Judicial Watch obtained and reviewed material from the controversial special training presented to IRSCI agents as part of mandatory continuing professional education for all staff. A source connected to the Washington D.C. field office provided slides from the specific presentation in that division, which has dozens of agents that investigate crimes throughout the capitol area, including Maryland, Virginia, and West Virginia. Federal agents—as well as the special agent in charge of the D.C. office—working on high-profile probes involving bribery, embezzlement, illegal kickbacks and dismantling the country’s major drug and money laundering organizations were reluctant to be yanked from their important work to participate in the woke training. “They want us to consider people’s race,” said a veteran investigator whose identity cannot be disclosed. “Criminals don’t discriminate. White collar criminals are mostly what IRSCI goes after.” And they are a diverse bunch, according to government sources interviewed by Judicial Watch.

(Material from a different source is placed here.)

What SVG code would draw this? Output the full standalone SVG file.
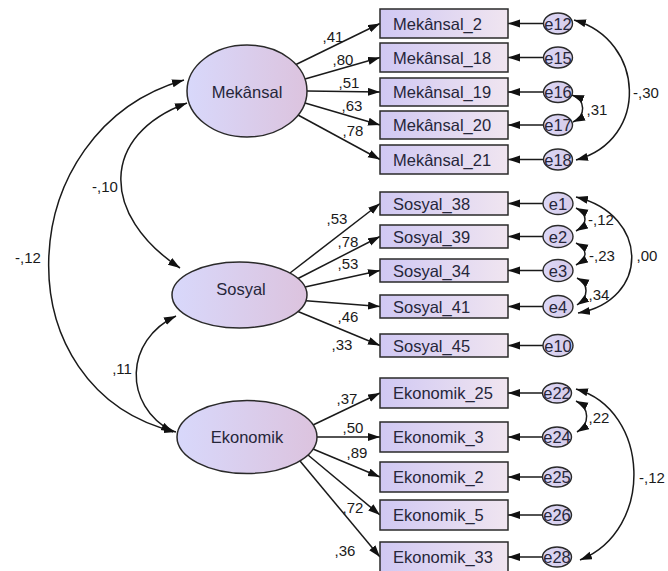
<svg xmlns="http://www.w3.org/2000/svg" width="668" height="571" viewBox="0 0 668 571">
<style>
.lat{stroke:#2a2a2a;stroke-width:1.5;fill:url(#gl)}
.obs{stroke:#2a2a2a;stroke-width:1.5;fill:url(#gr)}
.err{stroke:#2a2a2a;stroke-width:1.4;fill:url(#ge)}
.c{stroke:#1a1a1a;stroke-width:1.5;fill:none}
.a{marker-end:url(#ah)}
.b{marker-start:url(#ah);marker-end:url(#ah)}
text{font-family:"Liberation Sans",Arial,sans-serif;fill:#26263a}
.tl{font-size:16.5px;text-anchor:middle}
.to{font-size:16.5px}
.te{font-size:16.5px;text-anchor:middle}
.n{font-size:15px;text-anchor:middle;fill:#1a1a1a}
</style>
<defs>
<linearGradient id="gl" x1="0" y1="0" x2="1" y2="0"><stop offset="0" stop-color="#d8d8fb"/><stop offset="1" stop-color="#dcc3de"/></linearGradient>
<linearGradient id="gr" x1="0" y1="0" x2="1" y2="0"><stop offset="0" stop-color="#d0c8f3"/><stop offset="1" stop-color="#f0e5f0"/></linearGradient>
<linearGradient id="ge" x1="0" y1="0" x2="1" y2="0"><stop offset="0" stop-color="#dcd8f8"/><stop offset="1" stop-color="#d6cbe8"/></linearGradient>
<marker id="ah" markerUnits="userSpaceOnUse" markerWidth="13" markerHeight="9" refX="12" refY="4" orient="auto-start-reverse"><path d="M0,0 L12,4 L0,8 z" fill="#111"/></marker>
</defs>

<g id="connectors">
<line class="c a" x1="296" y1="64.5" x2="380" y2="23.5"/>
<line class="c a" x1="305" y1="79" x2="380" y2="57.5"/>
<line class="c a" x1="307" y1="91" x2="380" y2="92"/>
<line class="c a" x1="305" y1="103" x2="380" y2="125"/>
<line class="c a" x1="298" y1="115" x2="380" y2="159.5"/>
<line class="c a" x1="290" y1="273" x2="380" y2="203.5"/>
<line class="c a" x1="298" y1="278.5" x2="380" y2="236.5"/>
<line class="c a" x1="305" y1="287" x2="380" y2="270.5"/>
<line class="c a" x1="306" y1="300.7" x2="380" y2="306.5"/>
<line class="c a" x1="298" y1="311.5" x2="380" y2="345.5"/>
<line class="c a" x1="313" y1="425" x2="380" y2="393"/>
<line class="c a" x1="317" y1="437" x2="380" y2="437"/>
<line class="c a" x1="313" y1="449" x2="380" y2="477"/>
<line class="c a" x1="308" y1="455" x2="380" y2="515"/>
<line class="c a" x1="300" y1="461" x2="380" y2="557"/>
<line class="c a" x1="543" y1="23.5" x2="508" y2="23.5"/>
<line class="c a" x1="543" y1="57.5" x2="508" y2="57.5"/>
<line class="c a" x1="543" y1="92" x2="508" y2="92"/>
<line class="c a" x1="543" y1="125" x2="508" y2="125"/>
<line class="c a" x1="543" y1="159.5" x2="508" y2="159.5"/>
<line class="c a" x1="543" y1="203.5" x2="508" y2="203.5"/>
<line class="c a" x1="543" y1="236.5" x2="508" y2="236.5"/>
<line class="c a" x1="543" y1="270.5" x2="508" y2="270.5"/>
<line class="c a" x1="543" y1="306.5" x2="508" y2="306.5"/>
<line class="c a" x1="543" y1="345.5" x2="508" y2="345.5"/>
<line class="c a" x1="543" y1="393" x2="508" y2="393"/>
<line class="c a" x1="543" y1="437" x2="508" y2="437"/>
<line class="c a" x1="543" y1="477" x2="508" y2="477"/>
<line class="c a" x1="543" y1="515" x2="508" y2="515"/>
<line class="c a" x1="543" y1="557" x2="508" y2="557"/>
<path class="c b" d="M187,103 C100,135 100,215 180,268"/>
<path class="c b" d="M184,80 C10,130 0,390 176,432"/>
<path class="c b" d="M176,316 C125,340 122,405 173,432"/>
<path class="c b" d="M574,20 C645,40 650,140 576,160"/>
<path class="c b" d="M572,95 C586,100 586,116 573,122"/>
<path class="c b" d="M576,208 C588,214 588,224 576,231"/>
<path class="c b" d="M576,243 C588,249 588,258 576,265"/>
<path class="c b" d="M577,278 C589,284 589,297 577,305"/>
<path class="c b" d="M576,197 C650,215 650,300 578,313"/>
<path class="c b" d="M576,401 C590,408 590,424 577,432"/>
<path class="c b" d="M576,389 C650,410 655,530 580,560"/>
</g>

<g id="labels">
<text class="n" x="333" y="42">,41</text>
<text class="n" x="343" y="65">,80</text>
<text class="n" x="349" y="88">,51</text>
<text class="n" x="352" y="111">,63</text>
<text class="n" x="353" y="136">,78</text>
<text class="n" x="337" y="224">,53</text>
<text class="n" x="348" y="247">,78</text>
<text class="n" x="348" y="269">,53</text>
<text class="n" x="348" y="322">,46</text>
<text class="n" x="342" y="350">,33</text>
<text class="n" x="347" y="404">,37</text>
<text class="n" x="353" y="433">,50</text>
<text class="n" x="357" y="458">,89</text>
<text class="n" x="353" y="513">,72</text>
<text class="n" x="345" y="556">,36</text>
<text class="n" x="105" y="192">-,10</text>
<text class="n" x="28" y="263">-,12</text>
<text class="n" x="122" y="374">,11</text>
<text class="n" x="646" y="98">-,30</text>
<text class="n" x="597" y="115">,31</text>
<text class="n" x="601" y="225">-,12</text>
<text class="n" x="602" y="261">-,23</text>
<text class="n" x="599" y="300">,34</text>
<text class="n" x="647" y="261">,00</text>
<text class="n" x="599" y="423">,22</text>
<text class="n" x="652" y="483">-,12</text>
</g>

<g id="Mekansal"><ellipse class="lat" cx="247" cy="91" rx="60" ry="46"/><text class="tl" x="247" y="98">Mekânsal</text></g>
<g id="Sosyal"><ellipse class="lat" cx="239.5" cy="295" rx="67.5" ry="33"/><text class="tl" x="241" y="295">Sosyal</text></g>
<g id="Ekonomik"><ellipse class="lat" cx="247" cy="437" rx="70" ry="36.5"/><text class="tl" x="247" y="443">Ekonomik</text></g>

<g id="Mekansal_2"><rect class="obs" x="380" y="9" width="128" height="29"/><text class="to" x="393" y="29.5">Mekânsal_2</text></g>
<g id="Mekansal_18"><rect class="obs" x="380" y="43" width="128" height="29"/><text class="to" x="393" y="63.5">Mekânsal_18</text></g>
<g id="Mekansal_19"><rect class="obs" x="380" y="78" width="128" height="28"/><text class="to" x="393" y="98">Mekânsal_19</text></g>
<g id="Mekansal_20"><rect class="obs" x="380" y="111" width="128" height="28"/><text class="to" x="393" y="131">Mekânsal_20</text></g>
<g id="Mekansal_21"><rect class="obs" x="380" y="145" width="128" height="29"/><text class="to" x="393" y="165.5">Mekânsal_21</text></g>

<g id="Sosyal_38"><rect class="obs" x="380" y="192" width="128" height="23"/><text class="to" x="393" y="209.5">Sosyal_38</text></g>
<g id="Sosyal_39"><rect class="obs" x="380" y="225" width="128" height="23"/><text class="to" x="393" y="242.5">Sosyal_39</text></g>
<g id="Sosyal_34"><rect class="obs" x="380" y="259" width="128" height="23"/><text class="to" x="393" y="276.5">Sosyal_34</text></g>
<g id="Sosyal_41"><rect class="obs" x="380" y="295" width="128" height="23"/><text class="to" x="393" y="312.5">Sosyal_41</text></g>
<g id="Sosyal_45"><rect class="obs" x="380" y="334" width="128" height="23"/><text class="to" x="393" y="351.5">Sosyal_45</text></g>

<g id="Ekonomik_25"><rect class="obs" x="380" y="378" width="128" height="30"/><text class="to" x="393" y="399">Ekonomik_25</text></g>
<g id="Ekonomik_3"><rect class="obs" x="380" y="422" width="128" height="30"/><text class="to" x="393" y="443">Ekonomik_3</text></g>
<g id="Ekonomik_2"><rect class="obs" x="380" y="462" width="128" height="30"/><text class="to" x="393" y="483">Ekonomik_2</text></g>
<g id="Ekonomik_5"><rect class="obs" x="380" y="500" width="128" height="30"/><text class="to" x="393" y="521">Ekonomik_5</text></g>
<g id="Ekonomik_33"><rect class="obs" x="380" y="542" width="128" height="30"/><text class="to" x="393" y="563">Ekonomik_33</text></g>

<g id="e12"><ellipse class="err" cx="558" cy="23.5" rx="14.5" ry="10.5"/><text class="te" x="558" y="29.5">e12</text></g>
<g id="e15"><ellipse class="err" cx="558" cy="57.5" rx="14.5" ry="10.5"/><text class="te" x="558" y="63.5">e15</text></g>
<g id="e16"><ellipse class="err" cx="558" cy="92" rx="14.5" ry="10.5"/><text class="te" x="558" y="98">e16</text></g>
<g id="e17"><ellipse class="err" cx="558" cy="125" rx="14.5" ry="10.5"/><text class="te" x="558" y="131">e17</text></g>
<g id="e18"><ellipse class="err" cx="558" cy="159.5" rx="14.5" ry="10.5"/><text class="te" x="558" y="165.5">e18</text></g>

<g id="e1"><ellipse class="err" cx="558" cy="203.5" rx="15" ry="11"/><text class="te" x="558" y="209.5">e1</text></g>
<g id="e2"><ellipse class="err" cx="558" cy="236.5" rx="15" ry="11"/><text class="te" x="558" y="242.5">e2</text></g>
<g id="e3"><ellipse class="err" cx="558" cy="270.5" rx="15" ry="11"/><text class="te" x="558" y="276.5">e3</text></g>
<g id="e4"><ellipse class="err" cx="558" cy="306.5" rx="15" ry="11"/><text class="te" x="558" y="312.5">e4</text></g>
<g id="e10"><ellipse class="err" cx="558" cy="345.5" rx="15" ry="11"/><text class="te" x="558" y="351.5">e10</text></g>

<g id="e22"><ellipse class="err" cx="557" cy="393" rx="14.5" ry="10"/><text class="te" x="557" y="399">e22</text></g>
<g id="e24"><ellipse class="err" cx="557" cy="437" rx="14.5" ry="10"/><text class="te" x="557" y="443">e24</text></g>
<g id="e25"><ellipse class="err" cx="557" cy="477" rx="14.5" ry="10"/><text class="te" x="557" y="483">e25</text></g>
<g id="e26"><ellipse class="err" cx="557" cy="515" rx="14.5" ry="10"/><text class="te" x="557" y="521">e26</text></g>
<g id="e28"><ellipse class="err" cx="557" cy="557" rx="14.5" ry="10"/><text class="te" x="557" y="563">e28</text></g>
</svg>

Nevertheless, in this heated environment of political correctness many government agencies are implementing official woke initiatives under a Biden executive order to advance racial equity and support for underserved communities through the federal government. That includes subjecting government workers to similar equity, diversity, inclusion, and justice training as well as establishing special programs to help the targeted audience. The Department of Justice (DOJ) has formulated a strategy to “advance equity for marginalized and underserved communities” that, among other things, directs federal prosecutors to ignore maximum sentencing under the law to “avoid unwarranted disparities.” The Department of Labor has dedicated $260 million to promote “equitable access” to government unemployment benefits by addressing disparities in the administration and delivery of money by race ethnicity and language proficiency. The Treasury Department named its first ever racial equity chief, a veteran La Raza official who spent a decade at the nation’s most influential open borders group. The list goes on and on.
The IRSCI training is part of that expansive woke agenda. Criminal investigators at the nation’s tax agency were taught about cross-cultural competence in a section that questioned their cultural behaviors, values, biases, preconceived notions, and personal limitations. “Do you understand the worldview of your culturally different customers/colleagues without negative judgements?” one slide asks. “Can you develop relevant and sensitive intervention strategies and skills with your culturally different customers/colleagues?” Keep in mind these are federal law enforcement agents investigating the perpetrators of serious crimes, not public relations, or human resources representatives. It is difficult to understand how they benefit from this type of training, which also featured a “cultural perceptions” discussion that covered how Mexicans and Taiwanese describe people in the U.S. Answers include rushed, reserved, hard-headed, unemotional, independent, and self-indulgent.
A slide focusing on projection bias includes a quote from the Dalai Lama, the infamous Buddhist monk and Tibetan spiritual leader who recently ignited global outrage after kissing a child on the lips at an event in northern India then asking the boy to suck his tongue. Adjacent to the Dalai Lama’s banner is a deep quote from a diversity, equity and inclusion strategist who claims to be an expert on cultural, racial, religious, gender, generational and sexual orientation. Her message to IRS criminal investigators is “I am not culturally different from you. I am culturally different like you.” Cultural exclusions are discussed in a slide featuring a photo of a black woman who claims wearing her hair naturally was the only thing that defined her in the office and another black woman who refrains from conversations in the office about famous black people to avoid a negative affiliation. A Latina woman says that she tries “not to be regularly seen with other Latinx employees on staff” to avoid a negative association.